The bottles were purchased from Specialty Bottle and came with those hinged metal, ceramic, and rubber tops. I just pulled the metal out of the holes in the top of the bottle and used corks from my craft stash.



I used modified, free clip art of an old vanilla label, other free clip art, downloaded fonts, and Photoshop to design a printable label. Spray adhesive sticks it to the class, and matte decoupage medium (Martha Stewart brand) waterproofs the ink.



These have been fun to have around the house, too!



Monday, December 26, 2016

Dr. Potter's Medicine Show

Even though February 2017 seems far in the future, the release of Dr. Potter's Medicine Show really is not far off at all. ACK! I spent November on two major projects: preparing the house for our moms to spend Thanksgiving weekend with us again this year and preparing for a *Dr. Potter's Medicine Show (DPMS) photo shoot!


One of the many thing neither of us knew when Eric started this literary journey is that new authors and/or non-famous individuals are required to do a lot of their own promotion. Eric has had great support from his agency and publisher - but you know I had to get my crafty hands all messed up in this, too. So I had the idea to do a cosplay-ish photo shoot with Eric as Dr. Potter! We just happen to have a generous and enthusiastic neighbor, Bob, who has a small Old West town in his backyard AND who spent his career as a professional photographer. Not only did he agree to let us use his town, he agreed to make the photos, lent us some props and costumes, gave lots of helpful and insightful suggestions, and just helped take it to the next level. Well, more like a couple-three levels up the chain! Our dear neighbor Carla, also contributed costumes!

A daguerreotype-ified shot by Randi.

We also recruited several other neighbors & friends to be "townsfolk" and they came out on a December Sunday to stand around outside in the Montana weather wearing what they dug out of their closets and what others brought. We. Are. Damn. Lucky.

A sepia shot.

Bob shot in both color and sepia. Because we knew we would ultimately use the photos in non-full-color, we were able to cobble together simple costumes for all our volunteers more easily: color coordination be damned. Eric's friend, Randi, was able to make the color photos look like daguerreotypes, too!

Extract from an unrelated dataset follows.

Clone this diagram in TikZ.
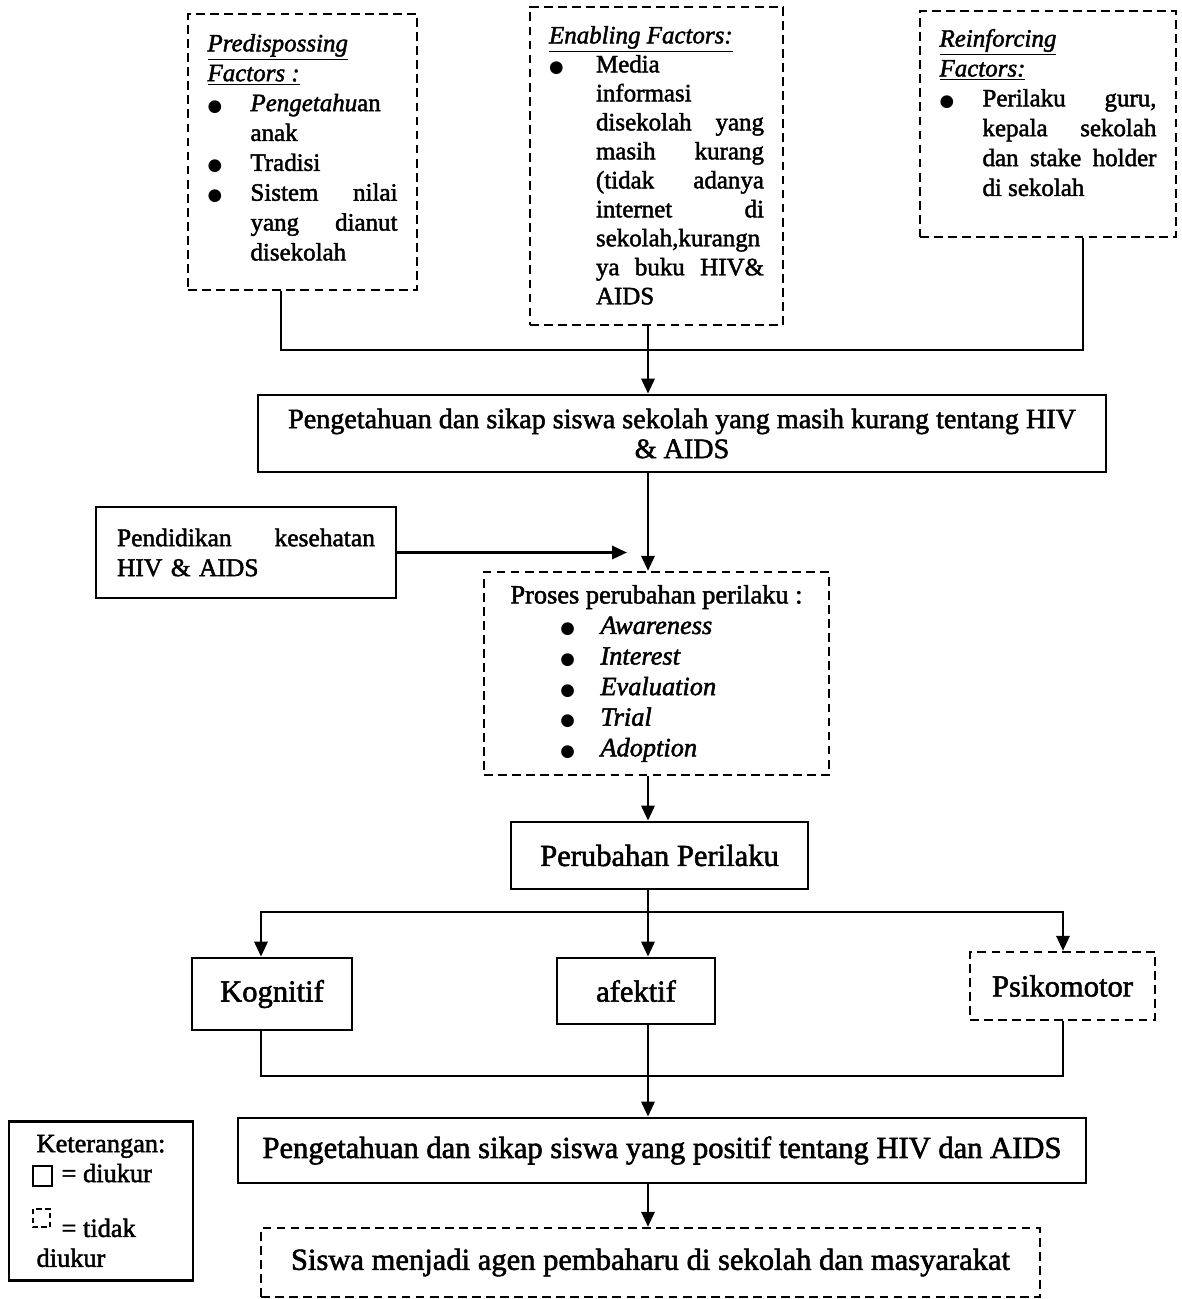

We knew we weren't likely to use color images as-is, but we thought it was a good idea to have them. Either way we did not consider color-coordination when dressing. Ahem.

Then afterwards we invited the whole "town" up to our place for a warm lunch and cool beverages. Not everyone could make it, but we nearly finished it all anyway.




I got to make and design **lots of cool stuff for this, too! But I will post about those things separately. Probably. (see below)



*Well, I spent the first week of December finishing up preparing for the photo shoot, too. Also, tidying up the house after our moms' visit and decorating for the holidays. I also dyed my roots. [wink] This is why no one got a holiday card this year... no time to make them, didn't send any.

**I'll just give you a list preview... because I know you're dying to know. I made Eric's suit and vest, customized the store-bought crate, designed and applied the Sagwa labels to the bottles, designed and painted the banner, & made some bonnets.

ADDENDUM: I'll add links to the various projects as I post them. I am nothing if not accommodating... about showing off my crafts, that is.